Since then, with the benefit of a special state law, it has charged 700,000 ratepayers about $2 billion in higher rates – at $37 million a month – due to cost overruns on the reactors.
SCE&G now has asked the Public Service Commission to approve charging ratepayers another $4.7 billion for the cost of abandoning the reactors, Director Nanette Edwards of the Office of Regulatory Staff said.
The Charleston Post and Courier reported SCE&G squandered $1.34 billion of ratepayers’ higher rates on the failed nuclear plant and profited by $66 million — the rest of a reported $2 billion it charged ratepayers.
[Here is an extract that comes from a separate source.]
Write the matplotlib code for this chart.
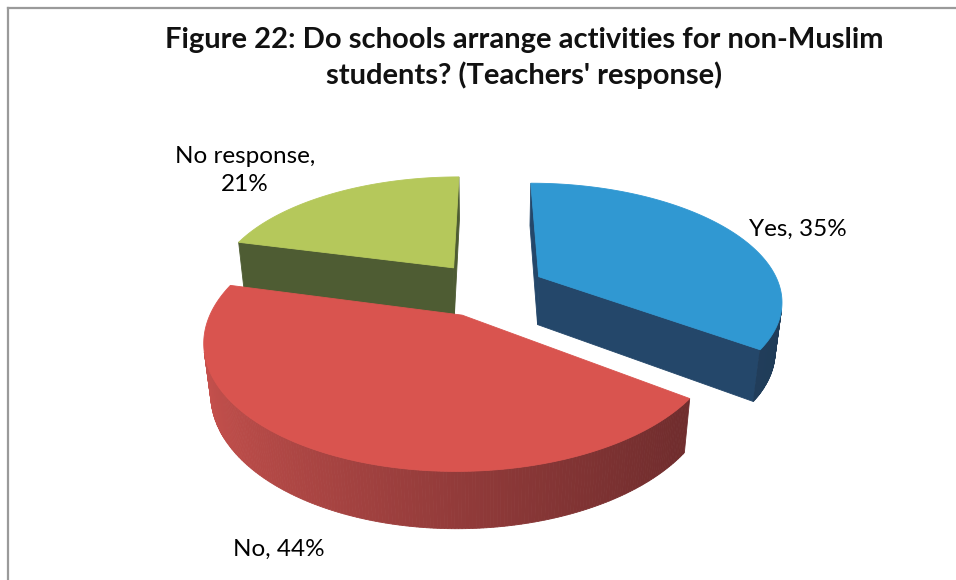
import numpy as np
import matplotlib
matplotlib.use("Agg")
import matplotlib.pyplot as plt
from matplotlib.patches import Polygon
from matplotlib.lines import Line2D

# ---- data ----
title = "Figure 22: Do schools arrange activities for non-Muslim\nstudents? (Teachers' response)"
labels = ["Yes", "No", "No response"]
values = [35, 44, 21]

# ---- style ----
top_colors = ["#3098d2", "#d9544f", "#b5c85b"]
side_light = ["#2c5680", "#c9524e", "#5a6b3b"]
side_dark = ["#203c58", "#6a2a2b", "#46532c"]
radial_colors = ["#24476a", "#8a3634", "#4e5c33"]
label_style = [  # radius factor, height factor, alignment, pixel nudge
    dict(r=1.10, z=0.0, ha="left", nudge=(2, 3), wrap=False),
    dict(r=1.30, z=-0.5, ha="center", nudge=(3, 12), wrap=False),
    dict(r=1.25, z=0.0, ha="right", nudge=(8, -7), wrap=True),
]

W, H = 956, 580
fig = plt.figure(figsize=(W / 100, H / 100), dpi=100)
ax = fig.add_axes([0, 0, 1, 1])
ax.set_xlim(0, W)
ax.set_ylim(H, 0)
ax.axis("off")

# perspective view of a tilted disc
OX, OY = 488, 289
KX, KY = 242, 245
PHI = np.arcsin(115.4 / 245)
DIST = 4.67
THICK = 0.23
EXPLODE = 0.24
cam = np.array([0.0, -DIST * np.cos(PHI), DIST * np.sin(PHI)])
light = np.array([-1.0, 0.15])
light /= np.linalg.norm(light)


def project(X, Y, Z):
    X, Y, Z = np.asarray(X, float), np.asarray(Y, float), np.asarray(Z, float)
    s = DIST / (DIST + Y * np.cos(PHI) - Z * np.sin(PHI))
    return OX + KX * X * s, OY - KY * (Y * np.sin(PHI) + Z * np.cos(PHI)) * s


def facing(normal, point):
    return np.dot(normal, cam - np.asarray(point)) > 0


def mix(c1, c2, t):
    a = np.array(matplotlib.colors.to_rgb(c1))
    b = np.array(matplotlib.colors.to_rgb(c2))
    return tuple(a + (b - a) * t)


def poly(xs, ys, color, z):
    ax.add_patch(Polygon(np.column_stack([xs, ys]), closed=True, facecolor=color,
                         edgecolor=color, linewidth=0.6, zorder=z, antialiased=True))


fracs = np.array(values, float) / np.sum(values)
bounds = np.concatenate([[0.0], np.cumsum(fracs)]) * 2 * np.pi
slices = []
for i in range(len(values)):
    t0, t1 = bounds[i], bounds[i + 1]
    mid = 0.5 * (t0 + t1)
    dx, dy = EXPLODE * np.sin(mid), EXPLODE * np.cos(mid)
    slices.append((i, t0, t1, mid, dx, dy))

# paint far slices first
order = sorted(slices, key=lambda s: -s[5])
for rank, (i, t0, t1, mid, dx, dy) in enumerate(order):
    base = rank * 10
    # radial faces
    for edge, n in ((t0, np.array([-np.cos(t0), np.sin(t0), 0.0])),
                    (t1, np.array([np.cos(t1), -np.sin(t1), 0.0]))):
        if facing(n, [dx, dy, 0.0]):
            ex, ey = dx + np.sin(edge), dy + np.cos(edge)
            X = [dx, ex, ex, dx]
            Y = [dy, ey, ey, dy]
            Z = [0, 0, -THICK, -THICK]
            px, py = project(X, Y, Z)
            poly(px, py, radial_colors[i], base + 1)
    # curved outer side
    th = np.linspace(t0, t1, 240)
    for a, b in zip(th[:-1], th[1:]):
        m = 0.5 * (a + b)
        n = np.array([np.sin(m), np.cos(m), 0.0])
        if not facing(n, [dx + np.sin(m), dy + np.cos(m), -THICK / 2]):
            continue
        t = (np.dot(n[:2], light) + 1) / 2
        col = mix(side_dark[i], side_light[i], t)
        X = [dx + np.sin(a), dx + np.sin(b), dx + np.sin(b), dx + np.sin(a)]
        Y = [dy + np.cos(a), dy + np.cos(b), dy + np.cos(b), dy + np.cos(a)]
        Z = [0, 0, -THICK, -THICK]
        px, py = project(X, Y, Z)
        poly(px, py, col, base + 2)
    # top face
    X = np.concatenate([[dx], dx + np.sin(th)])
    Y = np.concatenate([[dy], dy + np.cos(th)])
    px, py = project(X, Y, np.zeros_like(X))
    poly(px, py, top_colors[i], base + 3)

# data labels
for (i, t0, t1, mid, dx, dy) in slices:
    st = label_style[i]
    lx, ly = project(dx + st["r"] * np.sin(mid), dy + st["r"] * np.cos(mid), st["z"] * THICK)
    sep = ",\n" if st["wrap"] else ", "
    text = f"{labels[i]}{sep}{values[i]}%"
    ax.text(lx + st["nudge"][0], ly + st["nudge"][1], text, ha=st["ha"], va="center",
            multialignment="center", fontsize=17.5, family="Lato", color="black",
            zorder=50, linespacing=1.4)

# title
ax.text(524, 58, title, ha="center", va="center", fontsize=21, family="Lato",
        fontweight="bold", color="#111111", linespacing=1.38, zorder=50)

# chart-area frame
fig.add_artist(Line2D([8 / W, 1.0], [1 - 8 / H, 1 - 8 / H], color="#9a9a9a", lw=1.6))
fig.add_artist(Line2D([8 / W, 8 / W], [0.0, 1 - 8 / H], color="#9a9a9a", lw=1.6))

fig.savefig("out.png", dpi=100)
SCANA has put more than $660 million into dividends, bonuses and golden parachutes for its executives, the newspaper reported.
SCANA set up a $110 million irrevocable trust to pay severance for 11 current and former executives should regulators and state lawmakers let Dominion Energy buy the company.
According to a deposition from SCANA’s former accountant, 3 of those 11 who may get almost $14 million urged her to lie to regulators about the project.
“I’ve been a prosecutor and a criminal defense lawyer for a long time,” said state Rep. Peter McCoy, “and I’ve seen people indicted for a lot less than this. I’m not sure how they look at themselves in the mirror every morning.”
Each of SCE&G’s 700,000 ratepayers have paid an average of $2,857 toward the unfinished nuclear plants.
Of that, almost $950 – 1/3rd of it – was profit.
The trust fund will never be touched, the newspaper reported, unless an executive is convicted of a crime that requires restitution.
SCE&G attorneys said in federal court that their clients are being deprived of their constitutional rights.
They said state lawmakers’ demands that they cut electric rates by 15% is vindictive, unfair and could slash investors’ dividends.